╭─ DATA ENTRIES

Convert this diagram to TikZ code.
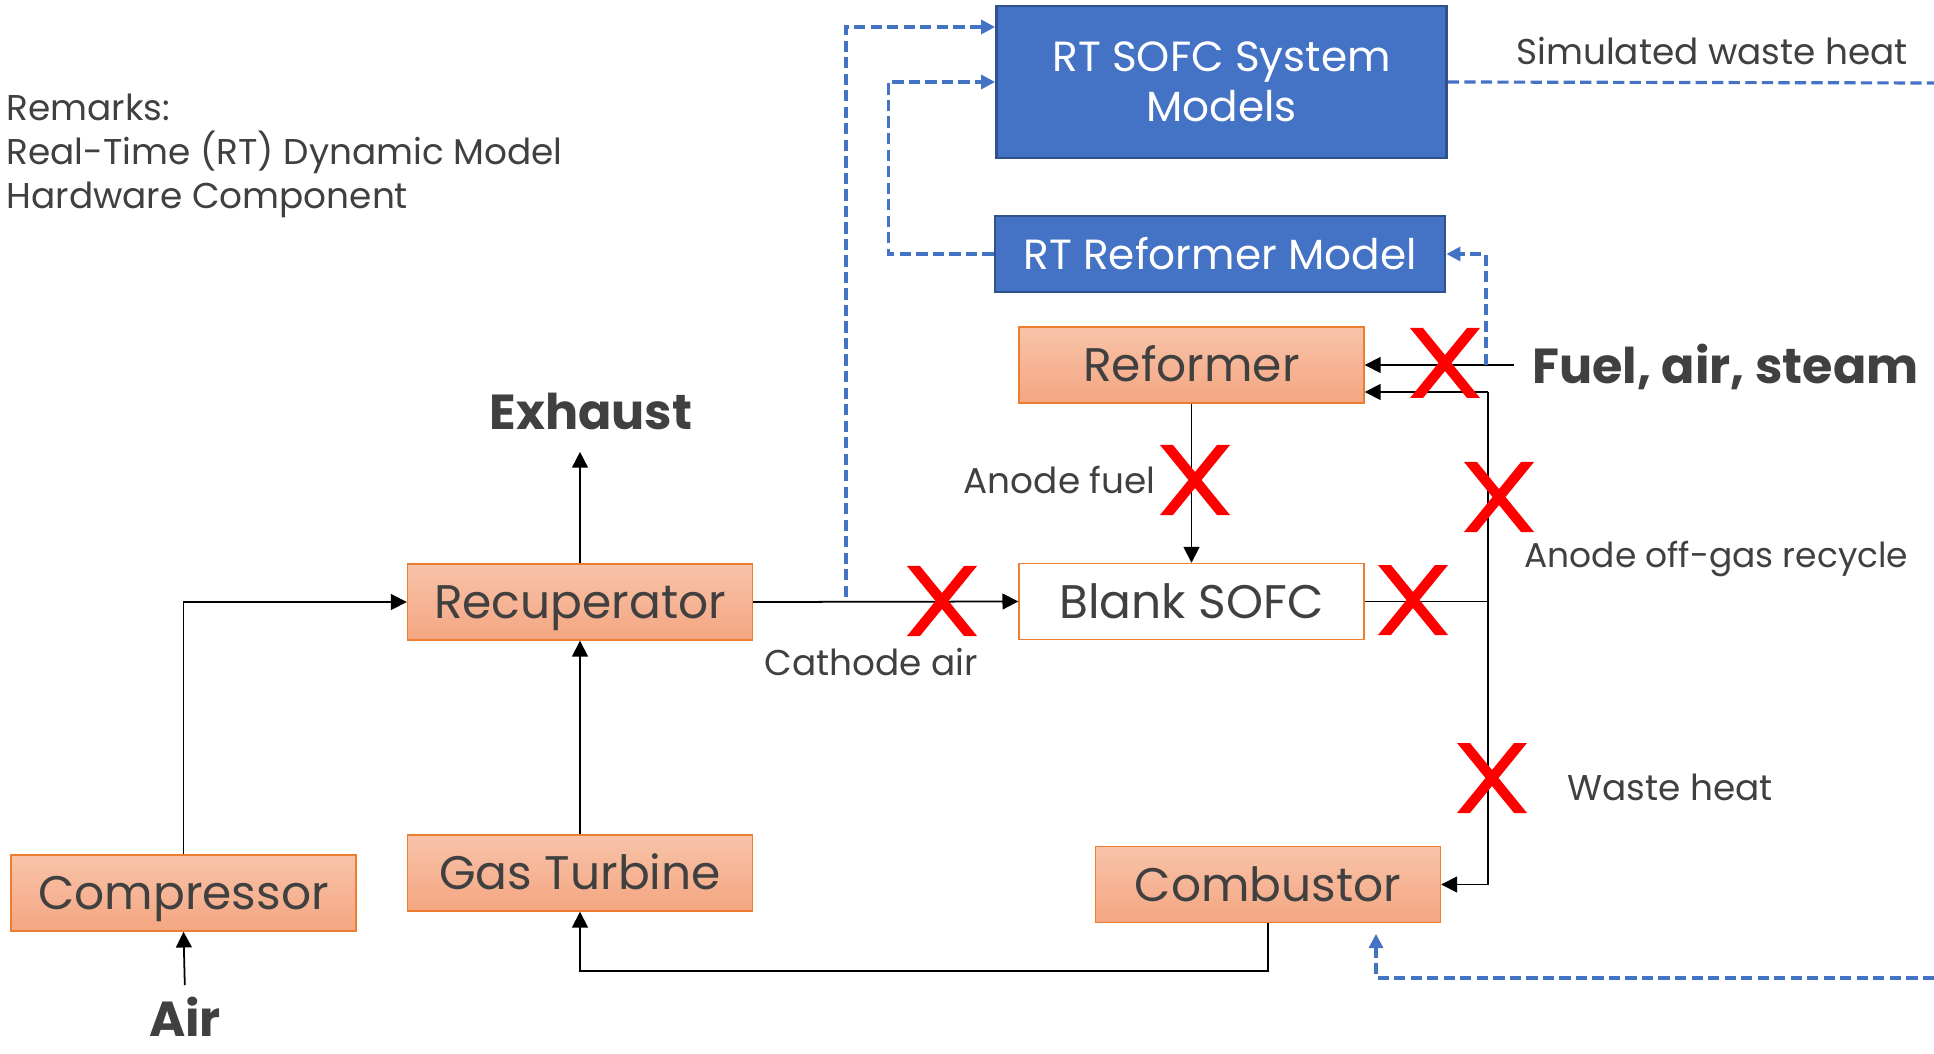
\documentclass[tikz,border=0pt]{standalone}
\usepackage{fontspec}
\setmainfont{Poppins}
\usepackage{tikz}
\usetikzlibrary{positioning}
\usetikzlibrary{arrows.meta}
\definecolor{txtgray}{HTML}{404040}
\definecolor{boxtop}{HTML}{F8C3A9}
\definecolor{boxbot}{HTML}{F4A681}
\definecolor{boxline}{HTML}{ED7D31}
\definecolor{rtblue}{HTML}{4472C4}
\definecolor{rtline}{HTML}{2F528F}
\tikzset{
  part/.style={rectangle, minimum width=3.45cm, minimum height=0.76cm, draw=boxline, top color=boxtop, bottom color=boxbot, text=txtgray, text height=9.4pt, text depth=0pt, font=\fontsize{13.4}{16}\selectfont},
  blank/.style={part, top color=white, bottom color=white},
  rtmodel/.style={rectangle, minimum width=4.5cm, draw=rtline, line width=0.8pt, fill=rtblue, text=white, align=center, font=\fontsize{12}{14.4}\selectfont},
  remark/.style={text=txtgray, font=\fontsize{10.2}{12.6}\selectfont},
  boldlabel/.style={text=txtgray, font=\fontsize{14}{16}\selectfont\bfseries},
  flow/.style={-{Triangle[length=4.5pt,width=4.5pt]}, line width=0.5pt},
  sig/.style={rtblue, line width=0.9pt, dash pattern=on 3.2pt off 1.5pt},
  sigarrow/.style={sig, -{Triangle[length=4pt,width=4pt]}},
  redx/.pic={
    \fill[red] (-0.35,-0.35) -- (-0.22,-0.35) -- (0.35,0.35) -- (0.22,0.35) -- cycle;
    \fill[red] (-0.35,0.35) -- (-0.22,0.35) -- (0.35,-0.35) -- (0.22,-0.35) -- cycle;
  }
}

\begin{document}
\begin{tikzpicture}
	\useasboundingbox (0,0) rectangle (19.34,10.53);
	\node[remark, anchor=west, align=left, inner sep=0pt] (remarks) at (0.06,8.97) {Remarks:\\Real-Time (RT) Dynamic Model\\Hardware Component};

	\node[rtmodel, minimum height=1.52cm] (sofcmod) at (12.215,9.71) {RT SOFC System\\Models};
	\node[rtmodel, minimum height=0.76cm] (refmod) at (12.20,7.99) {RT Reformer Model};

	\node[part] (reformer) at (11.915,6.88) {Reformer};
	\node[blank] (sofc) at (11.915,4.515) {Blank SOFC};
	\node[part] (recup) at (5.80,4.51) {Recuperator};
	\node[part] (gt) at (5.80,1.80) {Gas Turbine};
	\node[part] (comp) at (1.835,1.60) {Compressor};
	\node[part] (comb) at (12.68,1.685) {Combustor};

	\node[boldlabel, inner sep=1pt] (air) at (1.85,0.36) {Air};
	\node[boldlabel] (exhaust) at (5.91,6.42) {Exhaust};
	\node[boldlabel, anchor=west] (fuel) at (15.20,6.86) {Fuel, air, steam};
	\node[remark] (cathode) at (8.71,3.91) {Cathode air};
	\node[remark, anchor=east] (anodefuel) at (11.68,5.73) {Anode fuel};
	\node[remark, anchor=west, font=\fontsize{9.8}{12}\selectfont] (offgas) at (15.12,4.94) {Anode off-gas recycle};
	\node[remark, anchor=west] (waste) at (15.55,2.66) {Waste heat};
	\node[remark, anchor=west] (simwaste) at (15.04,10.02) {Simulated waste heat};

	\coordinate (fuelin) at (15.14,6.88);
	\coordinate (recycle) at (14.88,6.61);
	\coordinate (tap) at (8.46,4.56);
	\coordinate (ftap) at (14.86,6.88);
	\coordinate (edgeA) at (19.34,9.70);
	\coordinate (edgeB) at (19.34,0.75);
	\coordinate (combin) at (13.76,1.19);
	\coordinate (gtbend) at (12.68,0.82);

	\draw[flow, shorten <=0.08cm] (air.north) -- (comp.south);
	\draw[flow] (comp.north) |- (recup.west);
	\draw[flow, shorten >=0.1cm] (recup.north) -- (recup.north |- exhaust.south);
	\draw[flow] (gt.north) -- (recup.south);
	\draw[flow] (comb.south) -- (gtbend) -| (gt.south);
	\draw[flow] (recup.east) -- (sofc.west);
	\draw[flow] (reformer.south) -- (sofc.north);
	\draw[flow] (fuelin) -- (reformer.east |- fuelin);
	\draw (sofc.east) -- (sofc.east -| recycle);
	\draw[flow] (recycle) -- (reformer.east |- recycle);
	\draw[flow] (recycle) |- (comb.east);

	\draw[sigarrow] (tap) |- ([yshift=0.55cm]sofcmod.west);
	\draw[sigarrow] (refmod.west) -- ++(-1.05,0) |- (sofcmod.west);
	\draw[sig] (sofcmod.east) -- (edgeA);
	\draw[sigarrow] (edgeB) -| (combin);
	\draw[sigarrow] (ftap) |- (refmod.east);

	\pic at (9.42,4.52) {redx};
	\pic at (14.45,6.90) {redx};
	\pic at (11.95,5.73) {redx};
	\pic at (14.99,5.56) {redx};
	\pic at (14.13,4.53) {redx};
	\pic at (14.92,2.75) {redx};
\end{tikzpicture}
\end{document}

╰─
╭─ DATA ENTRIES

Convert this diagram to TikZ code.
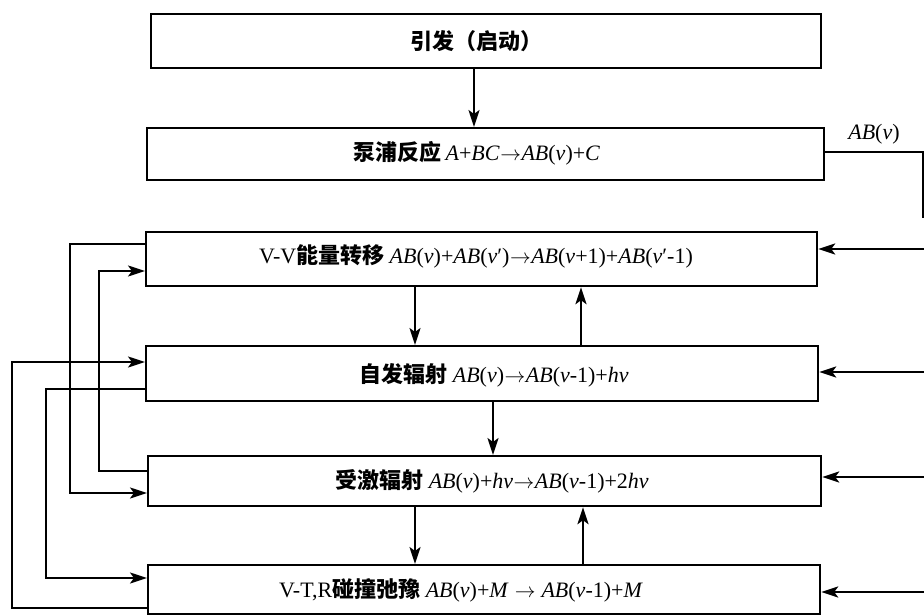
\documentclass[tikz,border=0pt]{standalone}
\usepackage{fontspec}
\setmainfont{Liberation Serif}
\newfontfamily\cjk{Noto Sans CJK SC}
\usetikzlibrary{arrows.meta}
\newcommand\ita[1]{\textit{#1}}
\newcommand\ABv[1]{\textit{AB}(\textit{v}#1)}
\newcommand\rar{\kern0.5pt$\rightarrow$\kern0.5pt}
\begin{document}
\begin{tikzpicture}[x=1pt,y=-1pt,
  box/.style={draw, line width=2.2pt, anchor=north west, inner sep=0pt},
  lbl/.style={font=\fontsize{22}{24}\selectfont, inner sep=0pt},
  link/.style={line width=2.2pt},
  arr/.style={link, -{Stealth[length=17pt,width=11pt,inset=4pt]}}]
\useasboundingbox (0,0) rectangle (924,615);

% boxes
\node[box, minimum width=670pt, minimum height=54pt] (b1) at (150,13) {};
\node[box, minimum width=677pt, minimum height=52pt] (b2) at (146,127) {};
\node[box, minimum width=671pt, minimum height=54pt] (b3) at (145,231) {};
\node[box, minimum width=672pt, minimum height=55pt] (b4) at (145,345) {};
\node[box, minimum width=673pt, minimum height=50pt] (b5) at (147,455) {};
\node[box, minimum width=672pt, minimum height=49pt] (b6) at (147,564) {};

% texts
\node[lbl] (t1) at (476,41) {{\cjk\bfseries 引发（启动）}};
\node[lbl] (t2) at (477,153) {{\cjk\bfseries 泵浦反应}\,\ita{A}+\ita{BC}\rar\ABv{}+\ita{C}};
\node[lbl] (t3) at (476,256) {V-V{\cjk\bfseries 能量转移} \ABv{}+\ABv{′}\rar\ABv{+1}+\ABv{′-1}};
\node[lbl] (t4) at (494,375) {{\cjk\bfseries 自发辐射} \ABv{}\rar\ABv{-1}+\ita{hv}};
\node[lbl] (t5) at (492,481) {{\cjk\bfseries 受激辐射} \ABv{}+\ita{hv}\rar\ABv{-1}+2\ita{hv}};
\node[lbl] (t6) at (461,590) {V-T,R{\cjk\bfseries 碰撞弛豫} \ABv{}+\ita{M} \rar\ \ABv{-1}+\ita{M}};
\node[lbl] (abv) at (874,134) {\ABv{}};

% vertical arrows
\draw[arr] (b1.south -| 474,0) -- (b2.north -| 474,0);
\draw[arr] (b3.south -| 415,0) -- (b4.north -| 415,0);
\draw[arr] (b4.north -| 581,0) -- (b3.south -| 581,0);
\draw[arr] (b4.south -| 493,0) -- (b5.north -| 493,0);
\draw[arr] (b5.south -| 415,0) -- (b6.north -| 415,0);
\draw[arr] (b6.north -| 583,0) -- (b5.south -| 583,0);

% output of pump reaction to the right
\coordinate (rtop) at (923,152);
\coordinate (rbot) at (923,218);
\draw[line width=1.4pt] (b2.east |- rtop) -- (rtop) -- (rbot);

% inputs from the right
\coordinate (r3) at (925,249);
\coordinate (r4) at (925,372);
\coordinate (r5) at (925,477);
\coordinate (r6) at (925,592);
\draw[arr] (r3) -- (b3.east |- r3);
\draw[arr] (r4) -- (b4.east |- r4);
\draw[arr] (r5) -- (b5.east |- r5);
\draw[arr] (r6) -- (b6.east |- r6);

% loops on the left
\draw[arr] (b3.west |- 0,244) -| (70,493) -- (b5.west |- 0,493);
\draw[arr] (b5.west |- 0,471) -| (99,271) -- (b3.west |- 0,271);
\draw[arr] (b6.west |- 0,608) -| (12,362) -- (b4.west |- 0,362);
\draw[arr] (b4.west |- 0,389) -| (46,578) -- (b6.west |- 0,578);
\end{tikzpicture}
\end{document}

╰─
╭─ DATA ENTRIES

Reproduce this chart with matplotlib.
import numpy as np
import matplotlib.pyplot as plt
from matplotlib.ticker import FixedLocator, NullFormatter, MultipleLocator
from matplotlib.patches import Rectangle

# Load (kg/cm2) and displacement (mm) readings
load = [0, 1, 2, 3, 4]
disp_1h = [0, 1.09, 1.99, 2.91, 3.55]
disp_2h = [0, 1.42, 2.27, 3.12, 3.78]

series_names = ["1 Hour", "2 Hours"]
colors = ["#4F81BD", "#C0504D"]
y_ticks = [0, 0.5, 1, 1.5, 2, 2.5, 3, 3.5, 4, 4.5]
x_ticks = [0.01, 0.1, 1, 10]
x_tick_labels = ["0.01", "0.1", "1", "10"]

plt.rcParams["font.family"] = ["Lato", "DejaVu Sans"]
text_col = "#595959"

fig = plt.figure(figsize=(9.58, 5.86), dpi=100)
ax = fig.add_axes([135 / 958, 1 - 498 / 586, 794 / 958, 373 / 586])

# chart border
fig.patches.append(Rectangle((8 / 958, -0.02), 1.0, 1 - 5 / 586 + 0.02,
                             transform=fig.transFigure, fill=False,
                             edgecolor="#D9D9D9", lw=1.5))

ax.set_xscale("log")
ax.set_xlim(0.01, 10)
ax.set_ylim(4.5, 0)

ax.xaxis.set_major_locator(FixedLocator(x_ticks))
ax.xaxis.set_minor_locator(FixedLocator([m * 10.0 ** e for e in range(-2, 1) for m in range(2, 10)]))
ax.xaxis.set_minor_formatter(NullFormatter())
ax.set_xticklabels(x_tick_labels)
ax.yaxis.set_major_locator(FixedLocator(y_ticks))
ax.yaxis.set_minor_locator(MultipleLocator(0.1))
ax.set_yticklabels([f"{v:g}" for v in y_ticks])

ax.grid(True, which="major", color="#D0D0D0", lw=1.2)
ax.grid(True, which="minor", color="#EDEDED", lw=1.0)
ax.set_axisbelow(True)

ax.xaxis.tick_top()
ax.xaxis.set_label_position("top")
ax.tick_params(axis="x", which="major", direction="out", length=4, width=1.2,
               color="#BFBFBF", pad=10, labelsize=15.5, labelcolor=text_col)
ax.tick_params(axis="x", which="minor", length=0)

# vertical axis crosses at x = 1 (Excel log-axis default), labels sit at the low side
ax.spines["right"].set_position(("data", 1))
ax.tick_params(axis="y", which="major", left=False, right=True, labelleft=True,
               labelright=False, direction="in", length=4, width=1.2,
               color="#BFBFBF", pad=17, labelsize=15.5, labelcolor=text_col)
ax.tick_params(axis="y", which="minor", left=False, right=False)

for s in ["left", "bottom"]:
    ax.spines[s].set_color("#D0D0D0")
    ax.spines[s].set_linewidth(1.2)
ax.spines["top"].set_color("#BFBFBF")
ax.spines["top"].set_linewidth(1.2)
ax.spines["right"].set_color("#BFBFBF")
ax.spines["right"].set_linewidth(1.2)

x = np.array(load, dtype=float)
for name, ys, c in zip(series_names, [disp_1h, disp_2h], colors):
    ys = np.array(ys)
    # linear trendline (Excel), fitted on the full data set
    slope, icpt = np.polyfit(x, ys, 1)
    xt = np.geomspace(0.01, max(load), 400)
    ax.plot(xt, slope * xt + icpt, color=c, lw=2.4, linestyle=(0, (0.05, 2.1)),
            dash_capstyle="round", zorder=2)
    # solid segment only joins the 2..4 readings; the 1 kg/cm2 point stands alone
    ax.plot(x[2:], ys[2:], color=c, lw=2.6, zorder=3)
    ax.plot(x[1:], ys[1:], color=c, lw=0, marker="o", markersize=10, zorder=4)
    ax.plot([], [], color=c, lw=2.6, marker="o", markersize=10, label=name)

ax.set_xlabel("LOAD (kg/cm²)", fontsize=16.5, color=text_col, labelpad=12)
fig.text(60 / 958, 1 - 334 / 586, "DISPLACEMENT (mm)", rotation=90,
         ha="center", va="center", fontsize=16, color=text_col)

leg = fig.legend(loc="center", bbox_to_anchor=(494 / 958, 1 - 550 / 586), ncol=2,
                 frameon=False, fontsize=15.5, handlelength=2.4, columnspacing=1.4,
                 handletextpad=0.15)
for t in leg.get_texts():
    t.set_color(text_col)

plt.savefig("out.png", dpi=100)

╰─

**EXERCISE DIRECTIONS:**
Find the string "chart" in the listing and return every line that holds it.

**RESULT:**
Reproduce this chart with matplotlib.
# chart border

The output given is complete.